Required work —
Any pictures should be left out; please print exactly the lines between the line with "Emit a component" and the line with "Chart.register(...registerables);", inclusive.

Information given —
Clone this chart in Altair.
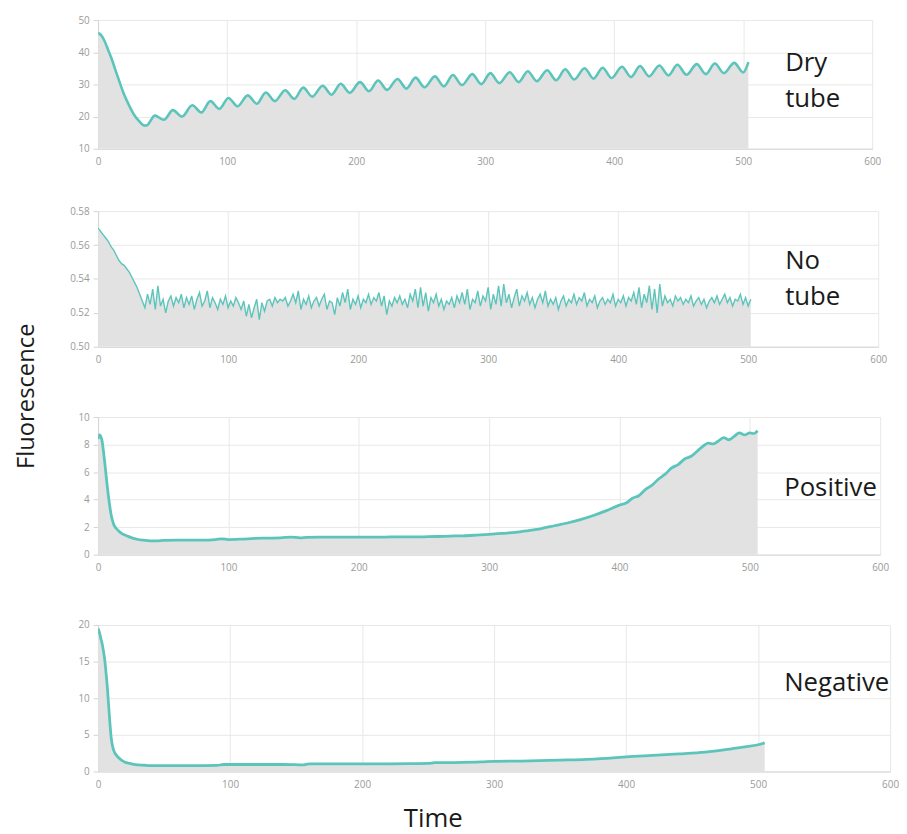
import altair as alt
import pandas as pd

# ---------------- data ----------------
X_TICKS = [0, 100, 200, 300, 400, 500, 600]

# Dry tube: initial decay, then the wave read as alternating peaks / troughs
dry_time = [0, 1, 3, 5, 8, 10, 13, 16, 20, 24, 28, 32, 36, 38, 40,
            44, 51, 58, 65, 73, 80, 87, 94, 101, 108, 116, 123, 130, 137, 145, 152,
            159, 166, 174, 181, 188, 195, 203, 210, 217, 224, 232, 239, 246, 253,
            261, 268, 275, 282, 290, 297, 304, 311, 319, 326, 333, 340, 348, 355,
            362, 369, 377, 384, 391, 398, 406, 413, 420, 427, 435, 442, 449, 456,
            464, 471, 478, 485, 493, 500, 504]
dry_value = [46.0, 45.8, 45.0, 43.5, 40.5, 38.5, 35.0, 31.5, 27.0, 23.5, 20.5, 18.5, 17.2, 17.3, 18.3,
             20.3, 19.0, 22.0, 20.0, 23.5, 21.3, 24.8, 22.4, 25.8, 23.2, 26.6, 24.0, 27.5, 24.8, 28.2, 25.5,
             29.0, 26.2, 29.6, 26.8, 30.2, 27.4, 30.7, 27.9, 31.2, 28.3, 31.7, 28.7, 32.1, 29.1,
             32.5, 29.4, 32.9, 29.8, 33.2, 30.1, 33.5, 30.4, 33.8, 30.7, 34.1, 31.0, 34.4, 31.3,
             34.7, 31.5, 35.0, 31.8, 35.2, 32.0, 35.5, 32.3, 35.7, 32.5, 35.9, 32.8, 36.1, 33.0,
             36.3, 33.2, 36.5, 33.5, 36.7, 33.7, 36.9]

# No tube: one reading every 2 time units
notube_time = list(range(0, 503, 2))
notube_value = [
    0.570, 0.568, 0.566, 0.564, 0.562, 0.559, 0.557, 0.554, 0.551, 0.549,
    0.548, 0.546, 0.544, 0.541, 0.538, 0.535, 0.531, 0.527, 0.523, 0.531,
    0.525, 0.534, 0.522, 0.536, 0.524, 0.528, 0.520, 0.527, 0.530, 0.524,
    0.529, 0.526, 0.531, 0.523, 0.529, 0.525, 0.530, 0.522, 0.528, 0.532,
    0.524, 0.527, 0.533, 0.523, 0.529, 0.526, 0.522, 0.528, 0.525, 0.530,
    0.523, 0.527, 0.524, 0.529, 0.526, 0.522, 0.527, 0.518, 0.525, 0.517,
    0.523, 0.528, 0.516, 0.526, 0.521, 0.527, 0.528, 0.524, 0.529, 0.526,
    0.528, 0.527, 0.529, 0.524, 0.527, 0.531, 0.526, 0.533, 0.522, 0.528,
    0.525, 0.530, 0.523, 0.527, 0.529, 0.524, 0.528, 0.531, 0.522, 0.527,
    0.526, 0.519, 0.529, 0.524, 0.532, 0.526, 0.534, 0.522, 0.528, 0.525,
    0.530, 0.523, 0.528, 0.526, 0.531, 0.525, 0.529, 0.527, 0.532, 0.524,
    0.530, 0.519, 0.527, 0.524, 0.529, 0.526, 0.530, 0.525, 0.528, 0.523,
    0.531, 0.527, 0.534, 0.523, 0.535, 0.524, 0.532, 0.521, 0.529, 0.526,
    0.531, 0.524, 0.528, 0.522, 0.527, 0.525, 0.529, 0.523, 0.530, 0.526,
    0.532, 0.525, 0.534, 0.522, 0.528, 0.526, 0.533, 0.524, 0.530, 0.527,
    0.535, 0.522, 0.531, 0.525, 0.536, 0.524, 0.537, 0.526, 0.531, 0.523,
    0.529, 0.534, 0.524, 0.530, 0.527, 0.532, 0.525, 0.529, 0.523, 0.528,
    0.531, 0.526, 0.533, 0.524, 0.528, 0.525, 0.529, 0.522, 0.527, 0.530,
    0.524, 0.528, 0.526, 0.531, 0.525, 0.529, 0.527, 0.532, 0.524, 0.528,
    0.526, 0.530, 0.523, 0.527, 0.529, 0.525, 0.528, 0.526, 0.531, 0.524,
    0.528, 0.526, 0.530, 0.524, 0.529, 0.527, 0.532, 0.525, 0.535, 0.523,
    0.531, 0.526, 0.536, 0.522, 0.534, 0.520, 0.537, 0.524, 0.530, 0.526,
    0.528, 0.524, 0.530, 0.527, 0.529, 0.525, 0.528, 0.526, 0.530, 0.524,
    0.527, 0.529, 0.525, 0.528, 0.523, 0.527, 0.529, 0.526, 0.530, 0.525,
    0.528, 0.531, 0.526, 0.529, 0.524, 0.528, 0.527, 0.531, 0.525, 0.529,
    0.524, 0.528]

positive_time = [0, 1, 2, 3, 4, 5, 6, 7, 8, 9, 10, 11, 12, 14, 16, 18, 20, 23, 26, 30,
                 35, 40, 45, 50, 60, 70, 80, 90, 95, 100, 110, 120, 130, 140, 148, 155,
                 160, 170, 180, 190, 200, 210, 220, 230, 240, 250, 260, 270, 280, 290,
                 300, 310, 320, 330, 340, 350, 360, 370, 380, 390, 400, 405, 410, 415,
                 420, 425, 430, 435, 440, 445, 450, 455, 460, 465, 468, 472, 475, 480,
                 484, 488, 492, 496, 500, 503, 506]
positive_value = [8.4, 8.7, 8.6, 8.3, 7.6, 6.8, 5.9, 5.0, 4.2, 3.5, 2.9, 2.5, 2.2, 1.9, 1.7, 1.55, 1.45, 1.33, 1.22, 1.12,
                  1.05, 1.0, 1.0, 1.03, 1.05, 1.05, 1.05, 1.1, 1.15, 1.1, 1.13, 1.18, 1.2, 1.22, 1.28, 1.22,
                  1.26, 1.27, 1.27, 1.27, 1.27, 1.28, 1.28, 1.29, 1.29, 1.3, 1.32, 1.35, 1.37, 1.42,
                  1.48, 1.55, 1.62, 1.75, 1.9, 2.1, 2.3, 2.55, 2.85, 3.2, 3.6, 3.75, 4.1, 4.3,
                  4.75, 5.05, 5.5, 5.85, 6.3, 6.55, 6.95, 7.15, 7.55, 7.95, 8.1, 8.05, 8.2, 8.5,
                  8.35, 8.6, 8.85, 8.7, 8.85, 8.8, 9.0]

negative_time = [0, 1, 2, 3, 4, 5, 6, 7, 8, 9, 10, 11, 12, 14, 16, 18, 20, 24, 28, 35,
                 40, 50, 60, 70, 80, 90, 95, 100, 120, 140, 150, 155, 160, 180, 200, 220,
                 240, 250, 255, 270, 290, 300, 320, 350, 370, 390, 400, 420, 440, 460,
                 470, 480, 490, 500, 505]
negative_value = [19.5, 19.0, 18.2, 17.5, 16.5, 15.3, 13.5, 11.5, 9.0, 6.5, 4.5, 3.4, 2.8, 2.2, 1.8, 1.5, 1.3, 1.1, 0.95, 0.85,
                  0.8, 0.8, 0.8, 0.8, 0.8, 0.82, 0.95, 0.95, 0.95, 0.95, 0.92, 0.9, 1.05, 1.05, 1.05, 1.05,
                  1.08, 1.1, 1.2, 1.22, 1.3, 1.38, 1.42, 1.55, 1.65, 1.85, 2.0, 2.2, 2.4, 2.65,
                  2.85, 3.1, 3.35, 3.65, 3.9]

# ---------------- styling ----------------
LINE = "#5cc5bb"
FILL = "#e2e2e2"
TEXT = "#1a1a1a"
FONT = "Open Sans"


def panel(time, value, ydom, yticks, yfmt, w, h, label, lx, ly, sw,
          interp="monotone", xtitle=False, extra=None):
    df = pd.DataFrame({"Time": time, "Fluorescence": value})
    xaxis = dict(values=X_TICKS, tickCount=len(X_TICKS), title=None,
                 ticks=False, labelPadding=8, grid=True)
    if xtitle:
        xaxis.update(title="Time", titleFont=FONT, titleFontSize=26,
                     titleFontWeight="normal", titleColor=TEXT, titleX=338,
                     titleY=56, titleAlign="center", titleBaseline="alphabetic")
    x = alt.X("Time:Q", scale=alt.Scale(domain=[0, 600], nice=False),
              axis=alt.Axis(**xaxis))
    y = alt.Y("Fluorescence:Q",
              scale=alt.Scale(domain=ydom, nice=False, zero=False),
              axis=alt.Axis(values=yticks, tickCount=len(yticks), format=yfmt,
                            title=None, grid=True))
    base = alt.Chart(df)
    area = base.mark_area(color=FILL, interpolate=interp, clip=True).encode(
        x=x, y=y, y2=alt.datum(ydom[0]))
    line = base.mark_line(color=LINE, strokeWidth=sw, interpolate=interp,
                          clip=True).encode(x="Time:Q", y="Fluorescence:Q")
    lab = alt.Chart(pd.DataFrame({"k": [0]})).mark_text(
        align="left", baseline="alphabetic", font=FONT, fontSize=26,
        color=TEXT, lineHeight=37).encode(
        x=alt.value(lx), y=alt.value(ly), text=alt.value(label))
    layers = [area, line, lab] + (extra or [])
    return alt.layer(*layers).properties(width=w, height=h)


ytitle = alt.Chart(pd.DataFrame({"k": [0]})).mark_text(
    angle=270, align="center", baseline="middle", font=FONT, fontSize=24,
    color=TEXT).encode(x=alt.value(-72), y=alt.value(-21),
                       text=alt.value("Fluorescence"))

p1 = panel(dry_time, dry_value, [10, 50], [10, 20, 30, 40, 50], "d",
           782, 130, ["Dry", "tube"], 694, 51, 2.6)
p2 = panel(notube_time, notube_value, [0.50, 0.58],
           [0.50, 0.52, 0.54, 0.56, 0.58], ".2f",
           788, 137, ["No", "tube"], 694, 58, 1.4, interp="linear")
p3 = panel(positive_time, positive_value, [0, 10], [0, 2, 4, 6, 8, 10], "d",
           790, 139, "Positive", 693, 80, 2.8, extra=[ytitle])
p4 = panel(negative_time, negative_value, [0, 20], [0, 5, 10, 15, 20], "d",
           800, 148, "Negative", 693, 67, 2.8, xtitle=True)

lower = alt.vconcat(p2, p3, p4, spacing=71, bounds="flush")

chart = alt.vconcat(p1, lower, spacing=63, bounds="flush").properties(
    padding={"left": 6, "top": 3, "right": 0, "bottom": 0}
).configure_axis(
    labelFont=FONT, labelFontSize=10, labelColor="#9a9a9a",
    gridColor="#e8e8e8", domainColor="#d4d4d4", tickColor="#d4d4d4",
    tickSize=5, labelFlush=False, labelPadding=4
).configure_view(stroke=None)

chart.save("out.html", embed_options={"renderer": "svg", "actions": False})
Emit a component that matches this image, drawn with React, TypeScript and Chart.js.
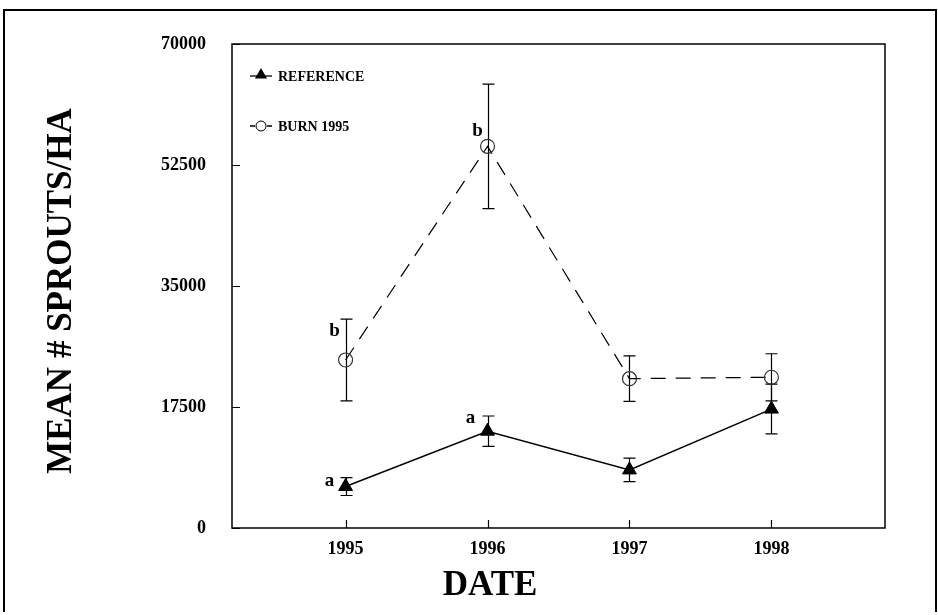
import React, { useEffect, useRef } from 'react';
import { Chart, registerables } from 'chart.js';

Chart.register(...registerables);

// ---- data ----
const years = [1995, 1996, 1997, 1998];
const yTickValues = [0, 17500, 35000, 52500, 70000];
const referenceMeans = [6000, 14000, 8400, 17200];
const referenceErrors = [1300, 2200, 1700, 3600];
const burnMeans = [24300, 55200, 21600, 21800];
const burnErrors = [5900, 9000, 3300, 3400];
const referenceLetters = ['a', 'a', '', ''];
const burnLetters = ['b', 'b', '', ''];
const seriesNames = ['REFERENCE', 'BURN 1995'];

const SERIF = '"Liberation Serif", "Times New Roman", serif';

// letter placement offsets (style only)
const refLetterOffsets = [[-16, -5], [-17, -13], [0, 0], [0, 0]];
const burnLetterOffsets = [[-11, -29], [-10, -15], [0, 0], [0, 0]];

const errorBarPlugin = {
  id: 'errorBars',
  beforeDatasetsDraw(chart: any) {
    const ctx = chart.ctx;
    const y = chart.scales.y;
    const sets = [
      { idx: 0, means: referenceMeans, errs: referenceErrors },
      { idx: 1, means: burnMeans, errs: burnErrors },
    ];
    ctx.save();
    ctx.strokeStyle = '#000';
    ctx.lineWidth = 1.2;
    ctx.setLineDash([]);
    for (const s of sets) {
      const meta = chart.getDatasetMeta(s.idx);
      meta.data.forEach((pt: any, i: number) => {
        const top = y.getPixelForValue(s.means[i] + s.errs[i]);
        const bot = y.getPixelForValue(s.means[i] - s.errs[i]);
        const x = Math.round(pt.x) + 0.5;
        ctx.beginPath();
        ctx.moveTo(x, top);
        ctx.lineTo(x, bot);
        ctx.moveTo(x - 6, top);
        ctx.lineTo(x + 6, top);
        ctx.moveTo(x - 6, bot);
        ctx.lineTo(x + 6, bot);
        ctx.stroke();
      });
    }
    ctx.restore();
  },
};

function drawTriangle(ctx: CanvasRenderingContext2D, x: number, y: number, r: number) {
  ctx.beginPath();
  ctx.moveTo(x, y - r);
  ctx.lineTo(x + r * 0.866, y + r * 0.5);
  ctx.lineTo(x - r * 0.866, y + r * 0.5);
  ctx.closePath();
  ctx.fill();
}

const decorPlugin = {
  id: 'decor',
  afterDraw(chart: any) {
    const ctx = chart.ctx;
    const { left, right, top, bottom } = chart.chartArea;
    const xs = chart.scales.x;
    const ys = chart.scales.y;
    ctx.save();
    ctx.setLineDash([]);
    // plot frame
    ctx.strokeStyle = '#000';
    ctx.lineWidth = 1.5;
    ctx.strokeRect(left, top, right - left, bottom - top);
    // inward ticks
    ctx.lineWidth = 1.2;
    ctx.beginPath();
    yTickValues.forEach((v) => {
      const py = Math.round(ys.getPixelForValue(v)) + 0.5;
      ctx.moveTo(left, py);
      ctx.lineTo(left + 8, py);
    });
    years.forEach((v) => {
      const px = Math.round(xs.getPixelForValue(v)) + 0.5;
      ctx.moveTo(px, bottom);
      ctx.lineTo(px, bottom - 8);
    });
    ctx.stroke();

    // outer page frame
    ctx.lineWidth = 2;
    ctx.beginPath();
    ctx.moveTo(4, 612);
    ctx.lineTo(4, 10);
    ctx.lineTo(936, 10);
    ctx.lineTo(936, 612);
    ctx.stroke();

    // axis titles
    ctx.fillStyle = '#000';
    ctx.font = `bold 35px ${SERIF}`;
    ctx.textAlign = 'center';
    ctx.textBaseline = 'middle';
    ctx.fillText('DATE', 490, 586);
    ctx.save();
    ctx.translate(62, 291);
    ctx.rotate(-Math.PI / 2);
    ctx.fillText('MEAN # SPROUTS/HA', 0, 0);
    ctx.restore();

    // significance letters
    ctx.font = `bold 19px ${SERIF}`;
    const m0 = chart.getDatasetMeta(0);
    const m1 = chart.getDatasetMeta(1);
    m0.data.forEach((pt: any, i: number) => {
      if (referenceLetters[i]) {
        ctx.fillText(referenceLetters[i], pt.x + refLetterOffsets[i][0], pt.y + refLetterOffsets[i][1]);
      }
    });
    m1.data.forEach((pt: any, i: number) => {
      if (burnLetters[i]) {
        ctx.fillText(burnLetters[i], pt.x + burnLetterOffsets[i][0], pt.y + burnLetterOffsets[i][1]);
      }
    });

    // legend
    const lx = left + 18;
    const ly1 = top + 32;
    const ly2 = top + 82;
    ctx.lineWidth = 1.3;
    ctx.beginPath();
    ctx.moveTo(lx, ly1);
    ctx.lineTo(lx + 22, ly1);
    ctx.stroke();
    drawTriangle(ctx, lx + 11, ly1 - 1, 7);
    ctx.beginPath();
    ctx.moveTo(lx, ly2);
    ctx.lineTo(lx + 5, ly2);
    ctx.moveTo(lx + 17, ly2);
    ctx.lineTo(lx + 22, ly2);
    ctx.stroke();
    ctx.beginPath();
    ctx.lineWidth = 1;
    ctx.arc(lx + 11, ly2, 5, 0, Math.PI * 2);
    ctx.stroke();
    ctx.font = `bold 14px ${SERIF}`;
    ctx.textAlign = 'left';
    ctx.fillText(seriesNames[0], lx + 28, ly1 + 1);
    ctx.fillText(seriesNames[1], lx + 28, ly2 + 1);
    ctx.restore();
  },
};

export default function App() {
  const canvasRef = useRef<HTMLCanvasElement | null>(null);

  useEffect(() => {
    document.body.style.margin = '0';
    const canvas = canvasRef.current;
    if (!canvas) return;
    const chart = new Chart(canvas, {
      type: 'line',
      data: {
        datasets: [
          {
            label: seriesNames[0],
            data: years.map((yr, i) => ({ x: yr, y: referenceMeans[i] })),
            borderColor: '#000',
            backgroundColor: '#000',
            borderWidth: 1.5,
            pointStyle: 'triangle',
            pointRadius: 8,
            pointBackgroundColor: '#000',
            pointBorderColor: '#000',
            pointBorderWidth: 1,
            tension: 0,
          },
          {
            label: seriesNames[1],
            data: years.map((yr, i) => ({ x: yr, y: burnMeans[i] })),
            borderColor: '#000',
            backgroundColor: 'rgba(0,0,0,0)',
            borderWidth: 1.2,
            borderDash: [15, 10],
            pointStyle: 'circle',
            pointRadius: 7,
            pointBackgroundColor: 'rgba(0,0,0,0)',
            pointBorderColor: '#333',
            pointBorderWidth: 1.2,
            tension: 0,
          },
        ],
      },
      options: {
        responsive: false,
        animation: false,
        devicePixelRatio: 1,
        layout: { padding: { left: 0, top: 44, right: 53, bottom: 0 } },
        plugins: {
          legend: { display: false },
          tooltip: { enabled: false },
        },
        scales: {
          x: {
            type: 'linear',
            min: 1994.2,
            max: 1998.8,
            grid: { display: false, drawTicks: false },
            border: { display: false },
            afterBuildTicks: (scale: any) => {
              scale.ticks = years.map((v) => ({ value: v }));
            },
            afterFit: (scale: any) => {
              scale.height = 87;
            },
            ticks: {
              padding: 11,
              color: '#000',
              font: { family: SERIF, size: 18, weight: 'bold' },
              callback: (v: any) => String(v),
              maxRotation: 0,
            },
          },
          y: {
            type: 'linear',
            min: 0,
            max: 70000,
            grid: { display: false, drawTicks: false },
            border: { display: false },
            afterBuildTicks: (scale: any) => {
              scale.ticks = yTickValues.map((v) => ({ value: v }));
            },
            afterFit: (scale: any) => {
              scale.width = 232;
            },
            ticks: {
              padding: 26,
              color: '#000',
              font: { family: SERIF, size: 18, weight: 'bold' },
              callback: (v: any) => String(v),
            },
          },
        },
      },
      plugins: [errorBarPlugin, decorPlugin],
    });
    return () => chart.destroy();
  }, []);

  return (
    <div style={{ position: 'absolute', left: 0, top: 0, width: 938, height: 615, background: '#fff' }}>
      <canvas ref={canvasRef} width={938} height={615} style={{ display: 'block' }} />
    </div>
  );
}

Task output —
Emit a component that matches this image, drawn with React, TypeScript and Chart.js.
import React, { useEffect, useRef } from 'react';
import { Chart, registerables } from 'chart.js';

Chart.register(...registerables);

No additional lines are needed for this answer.